For a legion of devotees of 1990s Britpop music (myself amongst them), arguably the biggest music event of the year* happened this morning as Blur debuted their first new material in three years in the form of two new songs, “Under The Westway” and “The Puritan,” written especially for the band’s reunion shows this summer. What made this of particular interest for Digital Trends, however, wasn’t the music but the delivery method: Instead of going a traditional radio-play then physical release route, the songs were debuted via Livestream, with fans having to follow the band’s Twitter account to get access and studio versions of both songs released on iTunes immediately following their premiere.

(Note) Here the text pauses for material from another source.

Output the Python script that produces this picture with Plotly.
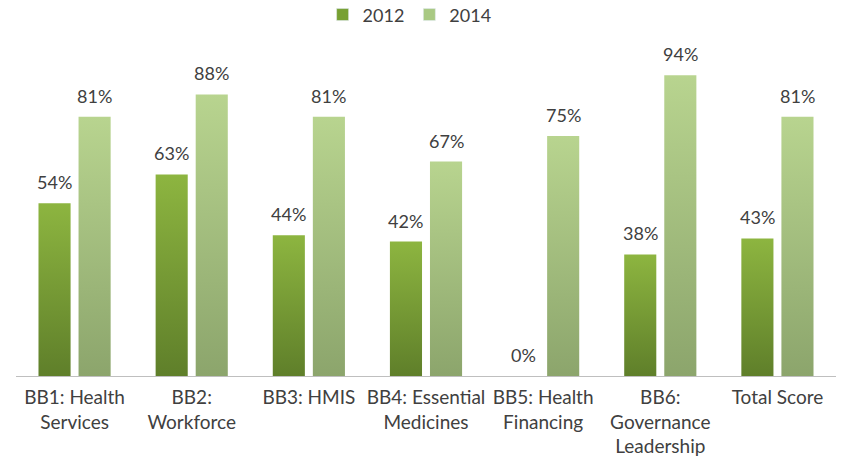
import plotly.graph_objects as go

categories = ["BB1: Health<br>Services", "BB2:<br>Workforce", "BB3: HMIS",
              "BB4: Essential<br>Medicines", "BB5: Health<br>Financing",
              "BB6:<br>Governance<br>Leadership", "Total Score"]
series_names = ["2012", "2014"]
values_2012 = [54, 63, 44, 42, 0, 38, 43]
values_2014 = [81, 88, 81, 67, 75, 94, 81]

series = [values_2012, values_2014]
grad = [["#5f7f2a", "#8db540"], ["#8ca56c", "#b8d48f"]]
legend_col = ["#77a032", "#a9c983"]
bar_w = 0.274
gap = 0.068
offsets = [-(bar_w + gap) / 2, (bar_w + gap) / 2]
FONT = "Lato"
TXT = "#404040"

fig = go.Figure()
for s, vals in enumerate(series):
    for i, v in enumerate(vals):
        xc = i + offsets[s]
        if v > 0:
            fig.add_trace(go.Scatter(
                x=[xc - bar_w / 2, xc + bar_w / 2, xc + bar_w / 2, xc - bar_w / 2, xc - bar_w / 2],
                y=[0, 0, v, v, 0], mode="lines", fill="toself",
                line=dict(width=0, color=grad[s][1]),
                fillgradient=dict(type="vertical", colorscale=[[0, grad[s][0]], [1, grad[s][1]]]),
                showlegend=False, hoverinfo="skip"))
        fig.add_annotation(x=xc, y=v, text=f"{v}%", showarrow=False,
                           xanchor="center", yanchor="bottom", yshift=8,
                           font=dict(family=FONT, size=18, color=TXT))
    fig.add_trace(go.Bar(x=[None], y=[None], name=series_names[s],
                         marker=dict(color=legend_col[s]), showlegend=True))

fig.update_layout(
    width=844, height=464,
    margin=dict(l=16, r=8, t=56, b=88),
    paper_bgcolor="white", plot_bgcolor="white",
    font=dict(family=FONT, size=18, color=TXT),
    legend=dict(orientation="h", x=0.48, xanchor="center", y=0.968, yanchor="middle",
                yref="container", font=dict(size=18), itemwidth=30, traceorder="normal"),
    showlegend=True,
)
fig.update_xaxes(range=[-0.5, len(categories) - 0.5], tickmode="array",
                 tickvals=list(range(len(categories))), ticktext=categories,
                 showgrid=False, zeroline=False, showline=False, ticks="",
                 ticklabelstandoff=8,
                 tickfont=dict(family=FONT, size=19, color=TXT))
fig.update_yaxes(range=[0, 100], showgrid=False, zeroline=True, zerolinecolor="#bfbfbf",
                 zerolinewidth=1, showticklabels=False, showline=False)

fig.write_html("out.html")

The band’s singer/songwriter Damon Albarn explained the thinking behind the unusual plan to Britain’s Channel 4. “From my perspective, not having a Twitter account and not being very savvy about things like that the chance of just playing your new music and then for it to be out immediately and for there to be none of that sort of process of reviews and anticipation… It’s very natural, it’s what it is,” he said. “It’s direct to the people who’re interested and they’re allowed to make their mind up entirely on their own as opposed to this ridiculous filtration that stuff seems to have to go through, or used to go through because [“old” media such as print and radio] is essentially a dying form. I hate to say that to all the people whose careers are reliant on the sort of printed press world but it is slowly decaying and this is the future. So we’re embracing the new and seeing how it goes. It might be a disaster for us. Who knows.”
The songs – the first, a downbeat track that at one point pleaded “Bring us the day they switch off the machines,” and the second being far more upbeat – were streamed an hour apart, at 6:15 and 7:15pm British Summer Time, from a rooftop in London, England a la the Beatles January 1969′ “Get Back” concert. In order to gain access to the stream, fans had to use a link provided by the official Blur Twitter account; between the songs, the band answered important questions such as “What are your favorite pizza toppings?” and “Damon, what colour is [sic] your shoes today?” Fans had been given two weeks to prepare for the event, with the Twitter having been used to offer preview images illustrating lyrics from each song since June 19.
Despite Albarn’s downplaying his interest in technology both in the lyrics of “Under The Westway” and the Channel 4 interview, it’s not too surprising that Blur’s new material has appeared in this form; not only did another of his projects, Gorillaz, release its latest (and possibly final) track for free online earlier this year, but last Gorillaz album, 2010’s The Fall, was originally released as a free download in its entirety as a “Christmas gift” to members of the band’s website – as well as having been written and recorded entirely on an iPad. With that kind of background, it’s no surprise that the band – Celebrating 21 years since its first album in 2012 – should find itself embracing digital so readily, even as younger acts complain about the lack of romance in the form.